■ **Requirement**
The exercise asks you to copy every line below in which "page" appears.

■ **Data excerpt**
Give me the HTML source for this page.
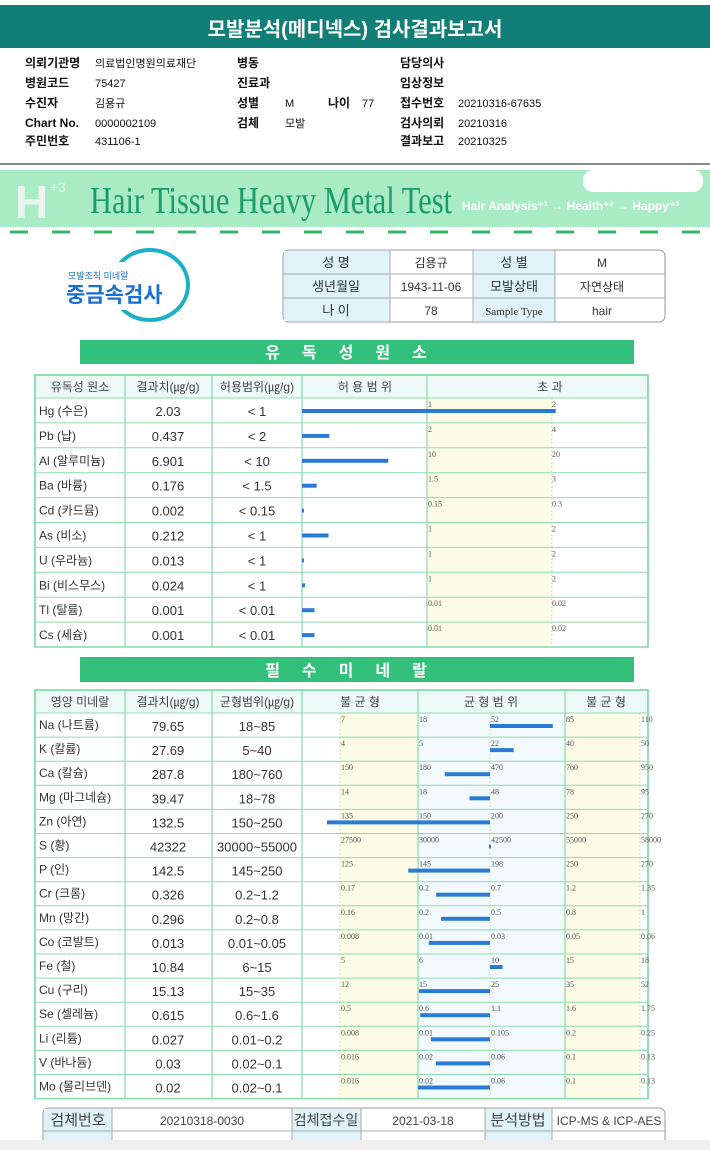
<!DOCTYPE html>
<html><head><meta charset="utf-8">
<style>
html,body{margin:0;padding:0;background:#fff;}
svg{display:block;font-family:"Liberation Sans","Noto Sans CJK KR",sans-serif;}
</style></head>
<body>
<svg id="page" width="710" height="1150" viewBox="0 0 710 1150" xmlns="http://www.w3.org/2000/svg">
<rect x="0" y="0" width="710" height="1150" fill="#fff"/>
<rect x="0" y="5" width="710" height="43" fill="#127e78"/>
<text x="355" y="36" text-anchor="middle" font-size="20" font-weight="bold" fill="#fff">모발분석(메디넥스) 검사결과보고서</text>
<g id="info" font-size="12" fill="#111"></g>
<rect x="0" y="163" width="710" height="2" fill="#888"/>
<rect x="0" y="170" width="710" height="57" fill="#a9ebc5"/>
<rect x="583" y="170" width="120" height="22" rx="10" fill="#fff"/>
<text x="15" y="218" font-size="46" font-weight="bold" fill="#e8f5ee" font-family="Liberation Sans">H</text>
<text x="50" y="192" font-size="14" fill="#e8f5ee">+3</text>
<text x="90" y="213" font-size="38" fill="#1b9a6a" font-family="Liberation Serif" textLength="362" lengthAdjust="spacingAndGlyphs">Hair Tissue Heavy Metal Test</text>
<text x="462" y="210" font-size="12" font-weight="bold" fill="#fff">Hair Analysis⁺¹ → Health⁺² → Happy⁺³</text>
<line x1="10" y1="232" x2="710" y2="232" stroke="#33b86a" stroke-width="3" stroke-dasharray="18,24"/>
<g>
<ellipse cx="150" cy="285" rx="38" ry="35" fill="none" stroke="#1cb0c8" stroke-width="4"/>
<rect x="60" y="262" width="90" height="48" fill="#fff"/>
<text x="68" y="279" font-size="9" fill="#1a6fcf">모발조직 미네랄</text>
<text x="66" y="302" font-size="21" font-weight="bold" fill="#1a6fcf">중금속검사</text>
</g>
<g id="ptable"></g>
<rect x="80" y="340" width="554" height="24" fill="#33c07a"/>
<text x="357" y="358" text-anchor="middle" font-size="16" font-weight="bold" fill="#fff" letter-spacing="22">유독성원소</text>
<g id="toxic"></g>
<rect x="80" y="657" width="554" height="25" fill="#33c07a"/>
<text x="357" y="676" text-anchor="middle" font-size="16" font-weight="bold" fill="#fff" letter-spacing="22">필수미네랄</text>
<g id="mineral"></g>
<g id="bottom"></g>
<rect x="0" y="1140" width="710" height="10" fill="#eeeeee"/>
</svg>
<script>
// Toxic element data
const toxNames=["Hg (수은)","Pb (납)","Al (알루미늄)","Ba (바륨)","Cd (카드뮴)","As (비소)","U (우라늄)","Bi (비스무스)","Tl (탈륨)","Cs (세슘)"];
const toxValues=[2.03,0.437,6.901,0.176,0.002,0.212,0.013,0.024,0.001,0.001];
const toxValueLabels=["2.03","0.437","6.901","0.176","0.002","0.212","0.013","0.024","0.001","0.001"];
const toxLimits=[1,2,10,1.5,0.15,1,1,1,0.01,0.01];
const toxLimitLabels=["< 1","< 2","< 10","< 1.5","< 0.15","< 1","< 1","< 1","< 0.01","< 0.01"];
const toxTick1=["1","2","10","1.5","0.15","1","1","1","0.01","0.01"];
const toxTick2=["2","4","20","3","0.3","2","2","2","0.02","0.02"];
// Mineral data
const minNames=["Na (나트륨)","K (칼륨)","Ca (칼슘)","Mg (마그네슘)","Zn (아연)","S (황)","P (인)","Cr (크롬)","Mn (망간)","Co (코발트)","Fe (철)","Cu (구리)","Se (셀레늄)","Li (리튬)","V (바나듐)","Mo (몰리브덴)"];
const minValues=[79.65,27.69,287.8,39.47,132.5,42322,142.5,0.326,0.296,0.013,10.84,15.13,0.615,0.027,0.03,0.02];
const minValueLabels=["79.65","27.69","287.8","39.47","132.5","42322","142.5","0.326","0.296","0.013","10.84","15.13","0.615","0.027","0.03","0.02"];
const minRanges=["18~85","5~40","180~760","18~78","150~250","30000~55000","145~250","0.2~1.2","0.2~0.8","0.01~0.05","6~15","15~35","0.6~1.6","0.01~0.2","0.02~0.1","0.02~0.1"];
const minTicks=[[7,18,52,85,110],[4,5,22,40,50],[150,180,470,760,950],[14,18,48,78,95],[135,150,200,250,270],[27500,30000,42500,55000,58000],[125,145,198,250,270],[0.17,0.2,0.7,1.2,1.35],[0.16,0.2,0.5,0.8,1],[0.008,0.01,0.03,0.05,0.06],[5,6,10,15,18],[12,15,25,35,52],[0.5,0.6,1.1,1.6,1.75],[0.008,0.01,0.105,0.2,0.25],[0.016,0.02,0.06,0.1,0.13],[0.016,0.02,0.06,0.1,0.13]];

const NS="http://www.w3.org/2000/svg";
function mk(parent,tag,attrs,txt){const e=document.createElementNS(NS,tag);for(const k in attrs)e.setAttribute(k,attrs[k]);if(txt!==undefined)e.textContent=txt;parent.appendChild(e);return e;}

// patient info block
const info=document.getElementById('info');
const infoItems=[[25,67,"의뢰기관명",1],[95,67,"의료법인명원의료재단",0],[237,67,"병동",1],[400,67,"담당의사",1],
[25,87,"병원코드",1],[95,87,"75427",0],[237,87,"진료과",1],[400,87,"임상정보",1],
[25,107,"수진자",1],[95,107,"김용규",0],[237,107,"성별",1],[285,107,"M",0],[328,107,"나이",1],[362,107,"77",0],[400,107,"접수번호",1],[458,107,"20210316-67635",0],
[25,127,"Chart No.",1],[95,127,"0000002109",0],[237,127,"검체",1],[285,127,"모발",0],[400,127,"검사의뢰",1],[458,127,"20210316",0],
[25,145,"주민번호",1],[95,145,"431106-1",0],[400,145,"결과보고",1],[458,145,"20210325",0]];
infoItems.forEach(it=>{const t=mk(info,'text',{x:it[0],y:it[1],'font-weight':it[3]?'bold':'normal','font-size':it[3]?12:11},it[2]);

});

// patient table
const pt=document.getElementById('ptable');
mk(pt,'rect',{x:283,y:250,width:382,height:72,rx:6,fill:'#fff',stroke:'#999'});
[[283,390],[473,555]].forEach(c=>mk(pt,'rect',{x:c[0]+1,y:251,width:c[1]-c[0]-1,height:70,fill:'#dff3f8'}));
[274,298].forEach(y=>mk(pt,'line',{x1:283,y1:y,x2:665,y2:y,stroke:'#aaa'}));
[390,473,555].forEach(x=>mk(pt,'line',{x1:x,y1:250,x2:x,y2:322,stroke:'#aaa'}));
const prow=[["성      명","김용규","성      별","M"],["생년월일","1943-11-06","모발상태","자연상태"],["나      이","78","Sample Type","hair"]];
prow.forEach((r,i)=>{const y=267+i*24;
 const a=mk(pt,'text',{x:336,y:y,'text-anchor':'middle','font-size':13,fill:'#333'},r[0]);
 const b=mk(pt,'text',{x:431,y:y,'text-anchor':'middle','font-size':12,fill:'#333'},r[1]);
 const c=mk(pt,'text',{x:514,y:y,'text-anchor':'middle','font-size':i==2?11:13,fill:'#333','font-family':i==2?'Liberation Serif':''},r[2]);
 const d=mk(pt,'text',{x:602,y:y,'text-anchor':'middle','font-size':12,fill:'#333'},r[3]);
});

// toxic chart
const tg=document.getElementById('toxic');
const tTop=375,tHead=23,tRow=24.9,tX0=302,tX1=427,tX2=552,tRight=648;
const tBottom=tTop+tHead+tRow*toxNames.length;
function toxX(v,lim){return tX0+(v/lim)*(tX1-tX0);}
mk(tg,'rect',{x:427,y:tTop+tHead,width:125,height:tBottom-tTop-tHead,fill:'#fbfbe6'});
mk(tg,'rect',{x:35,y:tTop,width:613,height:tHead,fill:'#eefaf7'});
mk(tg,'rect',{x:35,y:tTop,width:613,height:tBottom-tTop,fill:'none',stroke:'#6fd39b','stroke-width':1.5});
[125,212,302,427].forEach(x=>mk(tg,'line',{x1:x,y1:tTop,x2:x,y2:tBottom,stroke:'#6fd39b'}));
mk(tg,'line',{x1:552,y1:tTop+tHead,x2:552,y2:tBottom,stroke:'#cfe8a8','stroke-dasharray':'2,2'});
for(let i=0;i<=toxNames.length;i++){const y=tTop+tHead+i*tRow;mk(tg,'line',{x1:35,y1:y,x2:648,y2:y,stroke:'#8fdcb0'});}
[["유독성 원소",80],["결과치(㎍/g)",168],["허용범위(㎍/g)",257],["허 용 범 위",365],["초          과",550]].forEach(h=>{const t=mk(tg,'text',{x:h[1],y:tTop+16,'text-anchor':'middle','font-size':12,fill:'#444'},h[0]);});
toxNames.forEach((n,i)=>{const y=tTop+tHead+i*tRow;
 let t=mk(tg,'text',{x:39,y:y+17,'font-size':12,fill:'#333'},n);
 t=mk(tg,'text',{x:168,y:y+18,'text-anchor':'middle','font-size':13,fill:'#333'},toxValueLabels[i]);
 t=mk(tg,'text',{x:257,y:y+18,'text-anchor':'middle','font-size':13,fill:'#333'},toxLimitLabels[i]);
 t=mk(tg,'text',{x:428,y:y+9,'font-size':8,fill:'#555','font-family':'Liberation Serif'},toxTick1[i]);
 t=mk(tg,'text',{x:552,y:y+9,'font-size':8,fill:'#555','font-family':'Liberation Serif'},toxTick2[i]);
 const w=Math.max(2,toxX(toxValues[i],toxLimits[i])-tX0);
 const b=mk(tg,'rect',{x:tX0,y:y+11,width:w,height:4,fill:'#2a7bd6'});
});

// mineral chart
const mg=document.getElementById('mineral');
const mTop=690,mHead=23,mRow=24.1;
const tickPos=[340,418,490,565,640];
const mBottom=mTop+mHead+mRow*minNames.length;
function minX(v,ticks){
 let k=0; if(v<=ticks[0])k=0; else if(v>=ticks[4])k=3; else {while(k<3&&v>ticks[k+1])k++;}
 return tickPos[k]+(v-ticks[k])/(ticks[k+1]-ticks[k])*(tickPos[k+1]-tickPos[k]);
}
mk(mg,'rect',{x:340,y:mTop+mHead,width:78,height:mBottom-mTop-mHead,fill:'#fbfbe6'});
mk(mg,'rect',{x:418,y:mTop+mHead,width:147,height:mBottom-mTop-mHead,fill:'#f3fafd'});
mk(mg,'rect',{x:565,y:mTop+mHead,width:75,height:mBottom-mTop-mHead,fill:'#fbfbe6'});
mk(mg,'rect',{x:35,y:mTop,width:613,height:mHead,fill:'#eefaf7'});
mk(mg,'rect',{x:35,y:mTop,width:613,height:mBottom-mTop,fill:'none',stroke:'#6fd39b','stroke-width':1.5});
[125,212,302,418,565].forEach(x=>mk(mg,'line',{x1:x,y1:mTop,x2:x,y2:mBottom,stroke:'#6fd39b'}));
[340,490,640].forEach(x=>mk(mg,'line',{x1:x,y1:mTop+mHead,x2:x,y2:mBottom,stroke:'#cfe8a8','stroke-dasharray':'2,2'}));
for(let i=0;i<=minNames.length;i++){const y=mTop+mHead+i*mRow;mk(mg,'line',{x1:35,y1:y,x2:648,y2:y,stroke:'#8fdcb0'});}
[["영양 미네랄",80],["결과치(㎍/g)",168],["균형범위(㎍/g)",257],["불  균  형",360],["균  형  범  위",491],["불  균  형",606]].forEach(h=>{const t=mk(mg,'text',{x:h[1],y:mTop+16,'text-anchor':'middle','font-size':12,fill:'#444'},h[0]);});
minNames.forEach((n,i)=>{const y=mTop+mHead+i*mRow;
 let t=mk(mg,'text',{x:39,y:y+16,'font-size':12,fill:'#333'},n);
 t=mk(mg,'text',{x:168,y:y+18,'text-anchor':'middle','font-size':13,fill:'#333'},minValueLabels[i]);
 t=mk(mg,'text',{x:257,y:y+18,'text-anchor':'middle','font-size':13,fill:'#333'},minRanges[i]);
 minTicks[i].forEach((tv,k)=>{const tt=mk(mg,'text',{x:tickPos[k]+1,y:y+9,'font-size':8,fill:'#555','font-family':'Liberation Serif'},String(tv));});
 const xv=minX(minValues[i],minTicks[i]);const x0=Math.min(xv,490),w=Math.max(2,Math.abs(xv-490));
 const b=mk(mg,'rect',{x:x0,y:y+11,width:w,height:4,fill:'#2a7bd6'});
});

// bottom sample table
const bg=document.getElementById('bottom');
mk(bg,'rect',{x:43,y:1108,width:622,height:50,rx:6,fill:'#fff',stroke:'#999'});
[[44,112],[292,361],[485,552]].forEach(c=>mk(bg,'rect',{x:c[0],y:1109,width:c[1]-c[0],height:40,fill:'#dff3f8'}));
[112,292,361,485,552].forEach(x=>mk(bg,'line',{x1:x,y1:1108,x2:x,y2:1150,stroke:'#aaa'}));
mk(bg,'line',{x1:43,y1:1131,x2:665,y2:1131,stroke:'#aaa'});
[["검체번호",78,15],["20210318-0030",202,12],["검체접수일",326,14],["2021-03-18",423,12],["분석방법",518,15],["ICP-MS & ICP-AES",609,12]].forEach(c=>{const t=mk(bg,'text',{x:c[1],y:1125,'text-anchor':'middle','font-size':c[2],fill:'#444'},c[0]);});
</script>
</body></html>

■ **In response**
Give me the HTML source for this page.
<svg id="page" width="710" height="1150" viewBox="0 0 710 1150" xmlns="http://www.w3.org/2000/svg">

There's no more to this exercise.